2020年9月21日 星期一

Tao Te Ching, Ch 1

 

The Door of all Wonders: 

The Commentary on the Tao Te Ching

by Nirguna Chor-kok Lam




Book I “Tao Ching” ( The Classic of the Truth)

(Chapter 1 to 37)

Chapter 1

The truth that can be spoken is not the Eternal Truth.

The name that can be named is not the Eternal Name.

The Non-being is called the beginning of the Heaven and the Earth.*

The Being is called the Mother of the whole creation.*

Be always in the stage of Non-being, 

so that we can observe its mystery.

Be always in the stage of Being, 

so that we can observe its manifestations.

These two stages come from the Truth but differ in name.

They are both called the Mystery.

Mystery of Mysteries,

the Door of all Wonders.


*Another translation:  

"The nameless is the origin of the Heavens and the Earth.

The named is the mother of all creatures."



Review


    

The Tao Te Ching traditionally is composed of two parts.
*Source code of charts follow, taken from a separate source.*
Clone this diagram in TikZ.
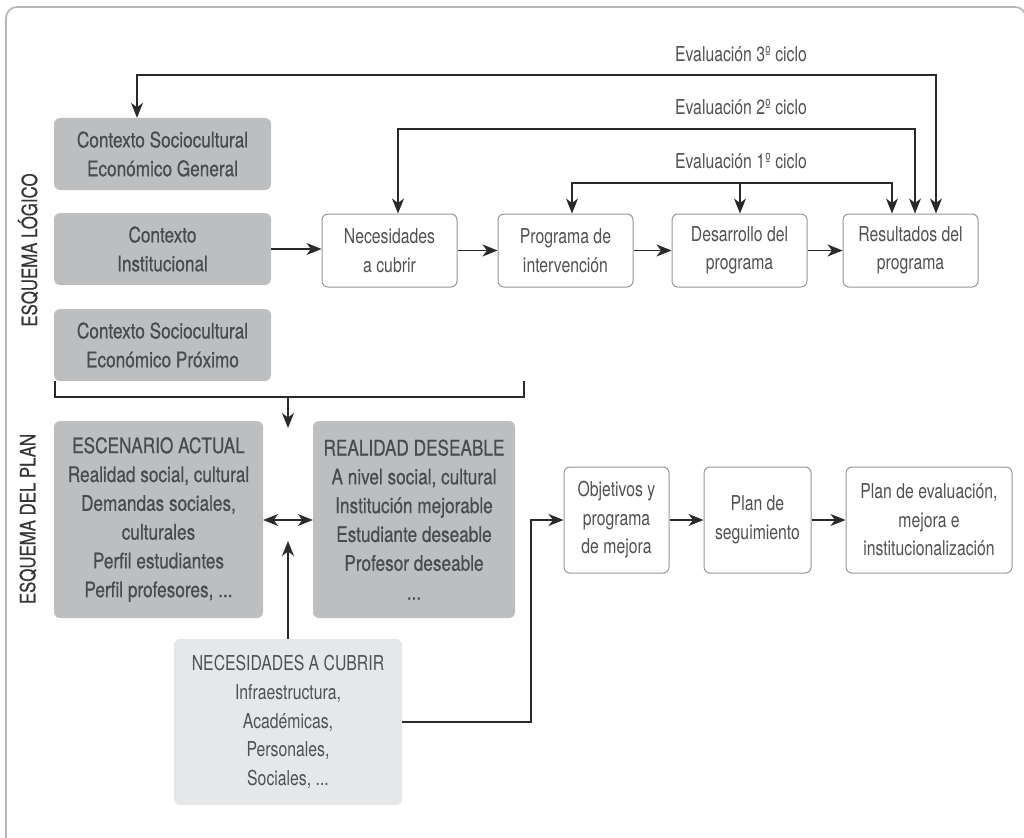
\documentclass[tikz,border=0pt]{standalone}
\usepackage{fontspec}
\setmainfont{TeX Gyre Heros}[FakeStretch=0.80,FakeBold=0.5]
\newfontfamily\lightf{TeX Gyre Heros}[FakeStretch=0.77]
\usetikzlibrary{arrows.meta,calc}

\definecolor{darkfill}{HTML}{BCBEC0}
\definecolor{lightfill}{HTML}{E6E7E8}
\definecolor{boxline}{HTML}{959698}
\definecolor{frameline}{HTML}{B4B5B7}
\definecolor{darktext}{HTML}{4A4B4D}
\definecolor{lighttext}{HTML}{505153}
\definecolor{wire}{HTML}{2A2A2A}

\tikzset{
  darkbox/.style={fill=darkfill, rounded corners=6pt, inner sep=0pt, align=center,
    text=darktext, font=\fontsize{21.5}{28.8}\selectfont},
  palebox/.style={fill=lightfill, rounded corners=6pt, inner sep=0pt, align=center,
    text=lighttext, font=\lightf\fontsize{20.5}{28.8}\selectfont},
  whitebox/.style={draw=boxline, line width=1pt, fill=white, rounded corners=6pt,
    inner sep=0pt, align=center, text=lighttext, font=\lightf\fontsize{20.5}{28.5}\selectfont},
  sidelabel/.style={rotate=90, text=darktext!70!black, font=\fontsize{21}{24}\selectfont},
  cyclelabel/.style={text=lighttext, font=\lightf\fontsize{20.5}{24}\selectfont},
  wireline/.style={draw=wire, line width=1.3pt},
  arr/.style={wireline, -{Stealth[length=15pt,width=12pt,inset=4.5pt]}},
  darr/.style={wireline, {Stealth[length=15pt,width=12pt,inset=4.5pt]}-{Stealth[length=15pt,width=12pt,inset=4.5pt]}}
}

\begin{document}
\begin{tikzpicture}[x=1pt,y=-1pt]
\useasboundingbox (0,0) rectangle (1024,837);

% outer frame, open at the bottom and right edges of the page
\begin{scope}
  \clip (0,0) rectangle (1024,837);
  \draw[frameline, line width=1.6pt, rounded corners=11pt] (6,860) -- (6,7) -- (1026,7) -- (1026,860);
\end{scope}

% side labels
\node[sidelabel] (lblLogico) at (28,250) {ESQUEMA LÓGICO};
\node[sidelabel] (lblPlan) at (28,519) {ESQUEMA DEL PLAN};

% context boxes
\node[darkbox, minimum width=217pt, minimum height=72pt] (ctxG) at (162.5,154)
  {Contexto Sociocultural\\Económico General};
\node[darkbox, minimum width=217pt, minimum height=72pt] (ctxI) at (162.5,249)
  {Contexto\\Institucional};
\node[darkbox, minimum width=217pt, minimum height=72pt] (ctxP) at (162.5,345)
  {Contexto Sociocultural\\Económico Próximo};

% logical chain
\node[whitebox, minimum width=135pt, minimum height=73pt] (nec) at (389.5,250.5)
  {Necesidades\\a cubrir};
\node[whitebox, minimum width=135pt, minimum height=73pt] (prog) at (565.5,250.5)
  {Programa de\\intervención};
\node[whitebox, minimum width=135pt, minimum height=73pt] (des) at (739.5,250.5)
  {Desarrollo del\\programa};
\node[whitebox, minimum width=135pt, minimum height=73pt] (res) at (910.5,250.5)
  {Resultados del\\programa};

% plan boxes
\node[darkbox, minimum width=209pt, minimum height=197pt] (esc) at (158.5,519.5)
  {ESCENARIO ACTUAL\\Realidad social, cultural\\Demandas sociales,\\culturales\\Perfil estudiantes\\Perfil profesores, ...};
\node[darkbox, minimum width=202pt, minimum height=197pt] (real) at (414,519.5)
  {REALIDAD DESEABLE\\A nivel social, cultural\\Institución mejorable\\Estudiante deseable\\Profesor deseable\\...};
\node[palebox, minimum width=228pt, minimum height=166pt] (necb) at (288,722)
  {NECESIDADES A CUBRIR\\Infraestructura,\\Académicas,\\Personales,\\Sociales, ...};

\node[whitebox, minimum width=105pt, minimum height=106pt] (obj) at (616.5,520)
  {Objetivos y\\programa\\de mejora};
\node[whitebox, minimum width=107pt, minimum height=106pt] (seg) at (757.5,520)
  {Plan de\\seguimiento};
\node[whitebox, minimum width=166pt, minimum height=106pt] (eval) at (929,520)
  {Plan de evaluación,\\mejora e\\institucionalización};

% evaluation cycles
\coordinate (e3L) at (137,75);
\coordinate (e3R) at (936,75);
\coordinate (e2L) at (398,129);
\coordinate (e2R) at (915,129);
\coordinate (e1L) at (572,183);
\coordinate (e1M) at (740,183);
\coordinate (e1R) at (892,183);

\node[cyclelabel] (c3) at (741,54) {Evaluación 3º ciclo};
\node[cyclelabel] (c2) at (741,107) {Evaluación 2º ciclo};
\node[cyclelabel] (c1) at (741,161) {Evaluación 1º ciclo};

\draw[darr] (ctxG.north -| e3L) |- (e3R) -- (e3R |- res.north);
\draw[darr] (nec.north -| e2L) |- (e2R) -- (e2R |- res.north);
\draw[darr] (prog.north -| e1L) |- (e1R) -- (e1R |- res.north);
\draw[arr] (e1M) -- (e1M |- des.north);

% horizontal chain
\draw[arr] (ctxI.east) -- (ctxI.east -| nec.west);
\draw[arr] (nec) -- (prog);
\draw[arr] (prog) -- (des);
\draw[arr] (des) -- (res);

% bracket from the context boxes down to the plan
\coordinate (brL) at (55,397);
\coordinate (brR) at (524,397);
\coordinate (brM) at (288,397);
\coordinate (brTip) at (288,428);
\draw[wireline] (brL |- ctxP.south) -- (brL) -- (brR) -- (brR |- ctxP.south);
\draw[arr] (brM) -- (brTip);

% plan connectors
\draw[darr] (esc.east |- 0,520) -- (real.west |- 0,520);
\coordinate (upTip) at (288,541);
\draw[arr] (necb.north) -- (upTip);
\coordinate (jog) at (531,520);
\draw[arr] (necb.east) -| (jog) -- (obj.west);
\draw[arr] (obj) -- (seg);
\draw[arr] (seg) -- (eval);
\end{tikzpicture}
\end{document}
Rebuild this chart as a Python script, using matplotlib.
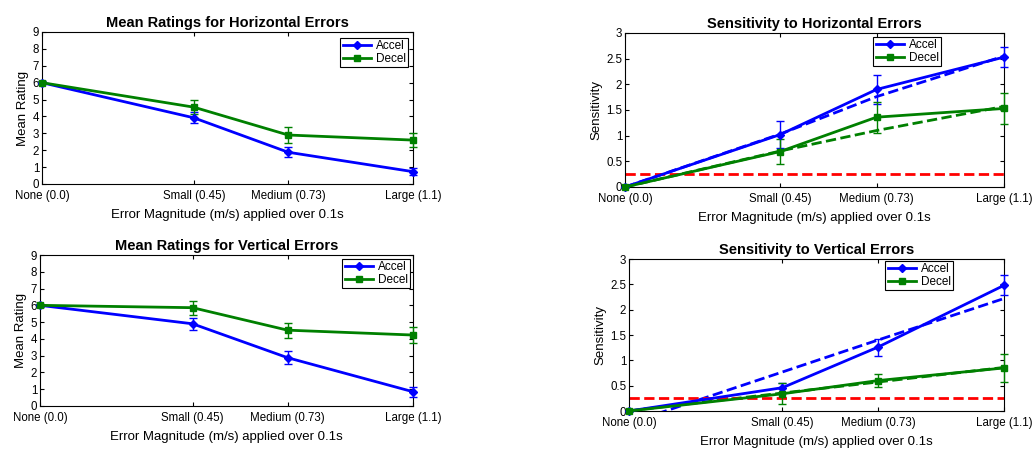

The first part is the Tao Ching which focuses on the elaboration of Tao from Chapter 1 to Chapter 37. Each Chapter normally is short and clear with few words but conveying far reaching ideas about the infinite, the Truth. The first Chapter of the Tao Ching starts telling the mystery of our whole creation, the origin of the whole universe. It starts with the verses:

 

“The truth that can be spoken is not the Eternal Truth.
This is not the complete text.